Over the next several years, I slowly experimented with recipes scribbled down by friends. I shyly shopped at the farmers market, trying to identify all of the strange vegetables I’d never seen before. I even bought my first cookbook, the original Moosewood with the brown cover, because one of my friends would often make delicious dinners from it. I was gradually unraveling the mystery that was cooking.
That learning curve was immediately put into fast forward when I moved to a farm in rural Missouri when I was 26. I discovered stress-inducing facts like: the whole farm ate together in a cooperative kitchen…which was vegan…and had a cooking rotation which I would be quickly worked into. And to top it all off, everything had to be made from scratch and in the summer we cooked for up to 40 people on an outdoor wood-fired stove. Yikes!

Luckily, if you were a new cook you got paired with a more experienced person who was the head cook for your shift. Because of the rotation, I cooked with someone new every time and had a crash course in many different styles, dishes and kitchen techniques. I took a lot of direction that summer, learning how to make biscuits, buns and pizza dough from scratch, concocted simple salad dressings, and figured out how to identify vegetables I had never seen let alone eaten before.
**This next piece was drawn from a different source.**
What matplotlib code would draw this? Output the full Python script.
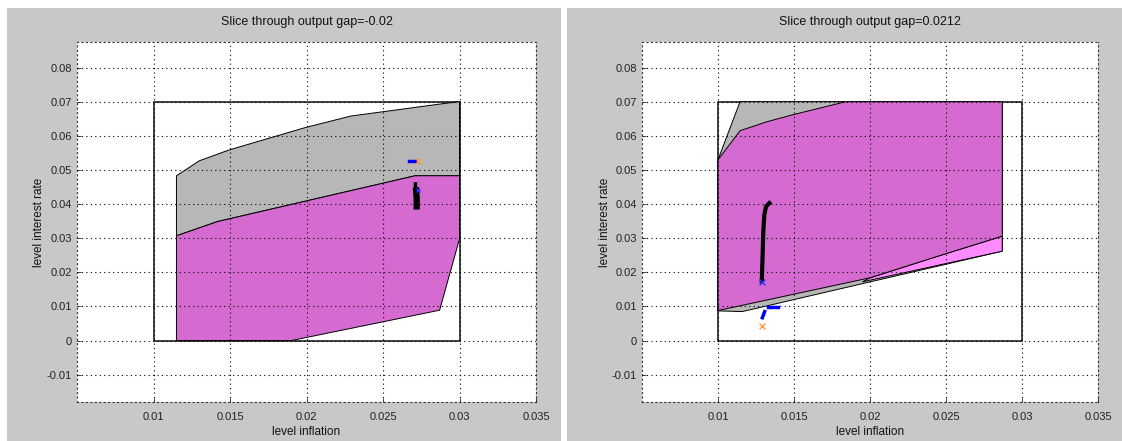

By that first winter, I was initiated into the ranks of head cooks. I was now an accomplished enough cook to be on my own in the slow winter months and to be paired with new cooks once the busy summer season began.
During my second year as a cook at the farm, I started to scour the cookbooks for new recipes and moved into more complicated terrain like making soymilk and tofu from soybeans, creating vegan desserts, and teaching other interns the ropes of cooking for a crowd.
I always tell people that living at that farm (dancingrabbit.org) for one-and-a-half years was like going to a very intense school, where you learned things that would affect your life for many years into the future. Learning to cook was definitely one of those things. I can look at the way I cook today and the very important role food plays in my life and see the thin thread that connects all the way back to my days in Missouri.
I learned to love food there. Not only was I learning how to cook for myself and others, but it’s also where my love of gardening took root and started to grow into the passion it is today. Those months were often overwhelming and sometimes scary, but also so full of laughter and joy and such intense learning that I now see how it truly shot my life down an entirely new and unexpected path.
Fourteen years later, I can stand here and say that I’m a great cook. Cooking and food are now woven into the fabric of my life in such a way that it seems they have always been here. It’s so easy to take it all for granted, until I close my eyes and imagine myself back in front of the wood stove in the outdoor kitchen, trying to figure out the best way to chop a kohlrabi. I’ve come so, so far, and for that, I’m grateful.